Plotting code records:
▬▬▬
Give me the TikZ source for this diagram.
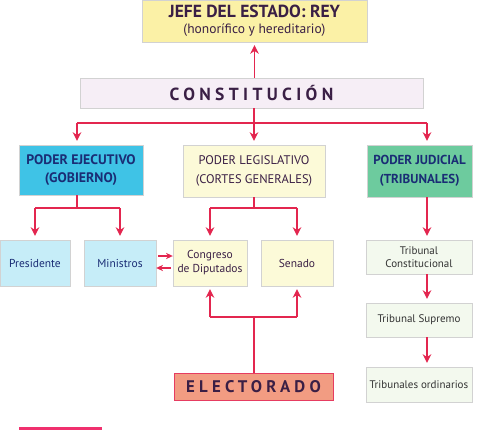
\documentclass[tikz,border=0pt]{standalone}
\usepackage{fontspec}
\setmainfont{PT Sans}
\newfontfamily\espaciada[LetterSpace=25]{PT Sans}
\usetikzlibrary{arrows.meta}

\definecolor{rojo}{HTML}{E3264F}
\definecolor{amarillo}{HTML}{FBF1A6}
\definecolor{crema}{HTML}{FCFAD8}
\definecolor{rosado}{HTML}{F6EEF6}
\definecolor{cian}{HTML}{3FC3E6}
\definecolor{celeste}{HTML}{C6EDF8}
\definecolor{verde}{HTML}{6DCB9E}
\definecolor{verdoso}{HTML}{F3F9EE}
\definecolor{salmon}{HTML}{F29C82}
\definecolor{morado}{HTML}{3A1F45}
\definecolor{marino}{HTML}{1A2D75}
\definecolor{barra}{HTML}{F0306E}

\tikzset{
  caja/.style={rectangle, draw=gray!35, inner sep=0pt, align=center},
  linea/.style={rojo, line width=1.4pt},
  flecha/.style={rojo, line width=1.4pt, -{Stealth[width=3mm, length=3mm]}},
  flechita/.style={rojo, line width=1.2pt, -{Stealth[width=2.2mm, length=2.4mm]}},
}

\begin{document}
\begin{tikzpicture}[x=1pt, y=-1pt]
    \useasboundingbox (0,0) rectangle (497,430);

    % top
    \node [caja, fill=amarillo, text=morado, minimum width=225pt, minimum height=42pt,
           font=\fontsize{13.5}{16}\selectfont] (jefe) at (254.5,21)
          {{\bfseries\fontsize{17.5}{16}\selectfont JEFE DEL ESTADO: REY}\\ (honorífico y hereditario)};
    \node [caja, fill=rosado, text=morado, minimum width=343pt, minimum height=30pt,
           font=\espaciada\bfseries\fontsize{17.5}{18}\selectfont] (const) at (251.5,93) {CONSTITUCIÓN};

    % poderes
    \node [caja, fill=cian, text=marino, minimum width=124pt, minimum height=50pt,
           font=\bfseries\fontsize{13.8}{18}\selectfont] (ejec) at (81,170) {PODER EJECUTIVO\\(GOBIERNO)};
    \node [caja, fill=crema, text=morado, minimum width=142pt, minimum height=52pt,
           font=\fontsize{12.5}{19}\selectfont] (legis) at (254,171) {PODER LEGISLATIVO\\(CORTES GENERALES)};
    \node [caja, fill=verde, text=marino, minimum width=105pt, minimum height=52pt,
           font=\bfseries\fontsize{13}{19}\selectfont] (judic) at (419.5,171) {PODER JUDICIAL\\(TRIBUNALES)};

    % organos
    \node [caja, fill=celeste, text=marino, minimum width=70pt, minimum height=46pt,
           font=\fontsize{11.5}{14}\selectfont] (pres) at (35,263) {Presidente};
    \node [caja, fill=celeste, text=marino, minimum width=72pt, minimum height=46pt,
           font=\fontsize{11.5}{14}\selectfont] (minis) at (120,263) {Ministros};
    \node [caja, fill=crema, text=morado, minimum width=74pt, minimum height=46pt,
           font=\fontsize{11.5}{14}\selectfont] (congr) at (210,263) {Congreso\\de Diputados};
    \node [caja, fill=crema, text=morado, minimum width=72pt, minimum height=46pt,
           font=\fontsize{11.5}{14}\selectfont] (senado) at (297,263) {Senado};
    \node [caja, fill=verdoso, text=black!80, minimum width=106pt, minimum height=34pt,
           font=\fontsize{11}{13}\selectfont] (tconst) at (419,257) {Tribunal\\Constitucional};
    \node [caja, fill=verdoso, text=black!80, minimum width=106pt, minimum height=34pt,
           font=\fontsize{11}{13}\selectfont] (tsupr) at (419,320) {Tribunal Supremo};
    \node [caja, fill=verdoso, text=black!80, minimum width=106pt, minimum height=35pt,
           font=\fontsize{11}{13}\selectfont] (tord) at (419,384.5) {Tribunales ordinarios};
    \node [caja, draw=rojo!90, fill=salmon, text=morado, minimum width=159pt, minimum height=27pt,
           font=\espaciada\bfseries\fontsize{16.8}{18}\selectfont] (elect) at (253.5,386.5) {ELECTORADO};

    \path[fill=barra] (19,427) rectangle (102,432);

    % constitucion
    \coordinate (c1) at (254,123);
    \coordinate (c2) at (77,123);
    \coordinate (c3) at (427,123);
    \draw [flecha, shorten >=3pt] (jefe.south |- const.north) -- (jefe.south);
    \draw [linea] (const.south -| c1) -- (c1);
    \draw [linea] (c2) -- (c3);
    \draw [flecha, shorten >=4pt] (c2) -- (c2 |- ejec.north);
    \draw [flecha, shorten >=4pt] (c1) -- (c1 |- legis.north);
    \draw [flecha, shorten >=4pt] (c3) -- (c3 |- judic.north);

    % ejecutivo
    \coordinate (e1) at (77,208);
    \draw [linea] (e1 |- ejec.south) -- (e1);
    \draw [linea] (pres |- e1) -- (minis |- e1);
    \draw [flecha, shorten >=4pt] (pres |- e1) -- (pres.north);
    \draw [flecha, shorten >=4pt] (minis |- e1) -- (minis.north);
    \draw [flechita, shorten <=2pt] ([yshift=7pt]minis.east) -- ([yshift=7pt]congr.west);
    \draw [flechita, shorten <=2pt] ([yshift=-5pt]congr.west) -- ([yshift=-5pt]minis.east);

    % legislativo
    \coordinate (l1) at (254,208);
    \draw [linea] (l1 |- legis.south) -- (l1);
    \draw [linea] (congr |- l1) -- (senado |- l1);
    \draw [flecha, shorten >=4pt] (congr |- l1) -- (congr.north);
    \draw [flecha, shorten >=4pt] (senado |- l1) -- (senado.north);

    % electorado
    \coordinate (v1) at (254,317);
    \draw [linea] (v1 |- elect.north) -- (v1);
    \draw [linea] (congr |- v1) -- (senado |- v1);
    \draw [flecha, shorten >=3pt] (congr |- v1) -- (congr.south);
    \draw [flecha, shorten >=3pt] (senado |- v1) -- (senado.south);

    % judicial
    \draw [flecha, shorten >=4pt] (c3 |- judic.south) -- (c3 |- tconst.north);
    \draw [flecha, shorten >=4pt] (c3 |- tconst.south) -- (c3 |- tsupr.north);
    \draw [flecha, shorten >=4pt] (c3 |- tsupr.south) -- (c3 |- tord.north);
  \end{tikzpicture}
\end{document}
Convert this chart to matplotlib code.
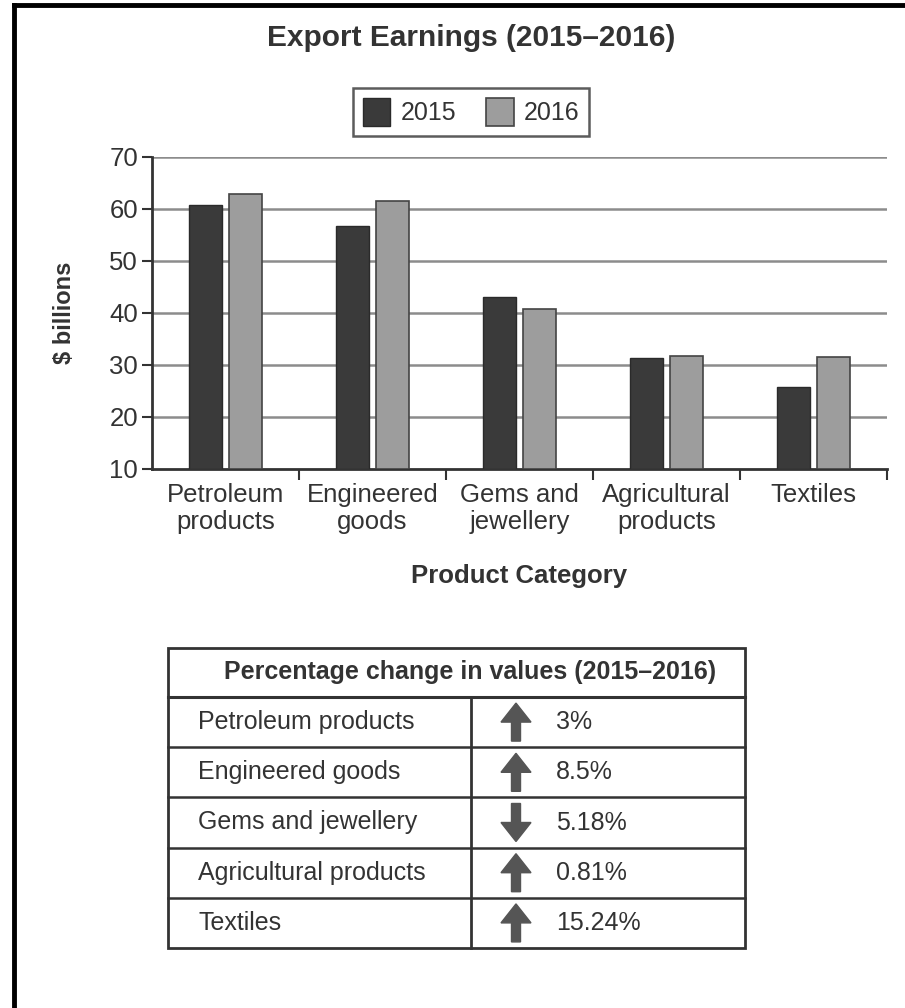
▬▬▬
## Your instructions
Look through the entries and return every line where "this" appears.

## Exercise response
Give me the TikZ source for this diagram.
Convert this chart to matplotlib code.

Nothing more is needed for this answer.